[WRITTEN EXERCISE]: Report the number of lines that include "matplotlib", with no additional text.

[INPUT FOR THIS TASK]:
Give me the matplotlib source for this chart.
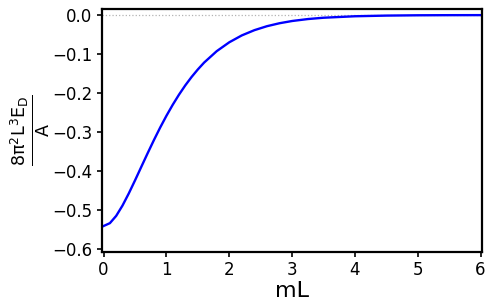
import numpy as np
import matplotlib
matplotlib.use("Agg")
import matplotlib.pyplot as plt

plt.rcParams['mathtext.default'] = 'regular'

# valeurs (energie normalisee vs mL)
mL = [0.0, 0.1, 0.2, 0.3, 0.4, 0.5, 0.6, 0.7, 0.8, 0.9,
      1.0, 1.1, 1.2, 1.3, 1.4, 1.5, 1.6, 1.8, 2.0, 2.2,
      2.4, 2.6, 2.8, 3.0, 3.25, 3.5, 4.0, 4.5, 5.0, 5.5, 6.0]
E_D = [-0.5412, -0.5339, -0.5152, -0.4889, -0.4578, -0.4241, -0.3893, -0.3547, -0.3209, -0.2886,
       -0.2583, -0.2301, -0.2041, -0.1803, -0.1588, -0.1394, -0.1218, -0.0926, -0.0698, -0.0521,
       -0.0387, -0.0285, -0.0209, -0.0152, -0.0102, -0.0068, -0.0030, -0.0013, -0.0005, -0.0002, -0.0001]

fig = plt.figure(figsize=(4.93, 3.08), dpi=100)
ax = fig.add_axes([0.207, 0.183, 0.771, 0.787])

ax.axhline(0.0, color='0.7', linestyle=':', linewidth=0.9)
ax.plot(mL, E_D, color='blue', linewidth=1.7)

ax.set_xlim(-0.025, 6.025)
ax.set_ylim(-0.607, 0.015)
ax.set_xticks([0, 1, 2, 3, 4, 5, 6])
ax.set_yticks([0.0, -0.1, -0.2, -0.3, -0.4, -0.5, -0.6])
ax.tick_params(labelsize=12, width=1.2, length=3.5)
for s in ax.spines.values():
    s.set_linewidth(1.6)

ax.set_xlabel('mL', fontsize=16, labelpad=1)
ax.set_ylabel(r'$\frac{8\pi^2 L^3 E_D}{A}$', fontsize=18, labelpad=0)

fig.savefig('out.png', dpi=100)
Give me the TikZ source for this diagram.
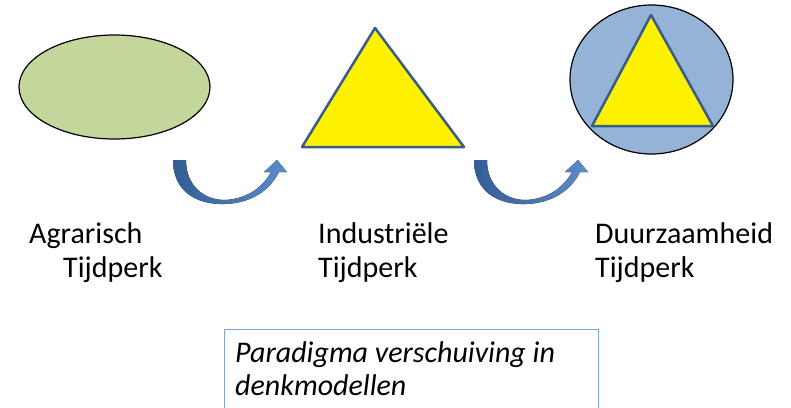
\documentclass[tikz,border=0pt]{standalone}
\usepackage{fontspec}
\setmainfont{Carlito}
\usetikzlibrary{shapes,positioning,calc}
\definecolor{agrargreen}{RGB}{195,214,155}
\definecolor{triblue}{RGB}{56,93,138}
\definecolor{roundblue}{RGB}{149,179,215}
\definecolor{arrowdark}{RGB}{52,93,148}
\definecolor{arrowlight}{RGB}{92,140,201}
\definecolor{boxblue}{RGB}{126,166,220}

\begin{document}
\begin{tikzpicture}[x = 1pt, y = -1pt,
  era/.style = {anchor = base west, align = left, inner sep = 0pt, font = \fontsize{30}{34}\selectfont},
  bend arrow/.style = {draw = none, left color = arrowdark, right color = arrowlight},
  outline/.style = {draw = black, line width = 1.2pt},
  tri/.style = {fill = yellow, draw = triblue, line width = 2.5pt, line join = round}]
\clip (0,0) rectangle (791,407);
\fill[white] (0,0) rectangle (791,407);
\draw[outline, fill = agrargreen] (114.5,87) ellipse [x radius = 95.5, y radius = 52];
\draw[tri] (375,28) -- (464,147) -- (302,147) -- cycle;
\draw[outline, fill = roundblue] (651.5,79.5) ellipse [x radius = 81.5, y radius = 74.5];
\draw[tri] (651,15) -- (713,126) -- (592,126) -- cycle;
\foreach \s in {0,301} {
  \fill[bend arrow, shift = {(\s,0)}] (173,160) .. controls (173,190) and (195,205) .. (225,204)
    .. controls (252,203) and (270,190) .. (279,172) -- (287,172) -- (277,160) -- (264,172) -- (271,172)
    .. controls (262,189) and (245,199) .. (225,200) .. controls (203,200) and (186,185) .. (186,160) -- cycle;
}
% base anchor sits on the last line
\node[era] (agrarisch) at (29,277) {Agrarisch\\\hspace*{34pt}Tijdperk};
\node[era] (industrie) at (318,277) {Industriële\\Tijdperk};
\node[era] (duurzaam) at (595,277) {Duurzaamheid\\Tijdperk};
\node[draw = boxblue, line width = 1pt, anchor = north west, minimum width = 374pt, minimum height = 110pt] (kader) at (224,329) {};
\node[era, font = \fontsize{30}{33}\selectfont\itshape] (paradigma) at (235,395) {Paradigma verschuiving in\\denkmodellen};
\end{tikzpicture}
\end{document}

[WRITTEN ANSWER]: 4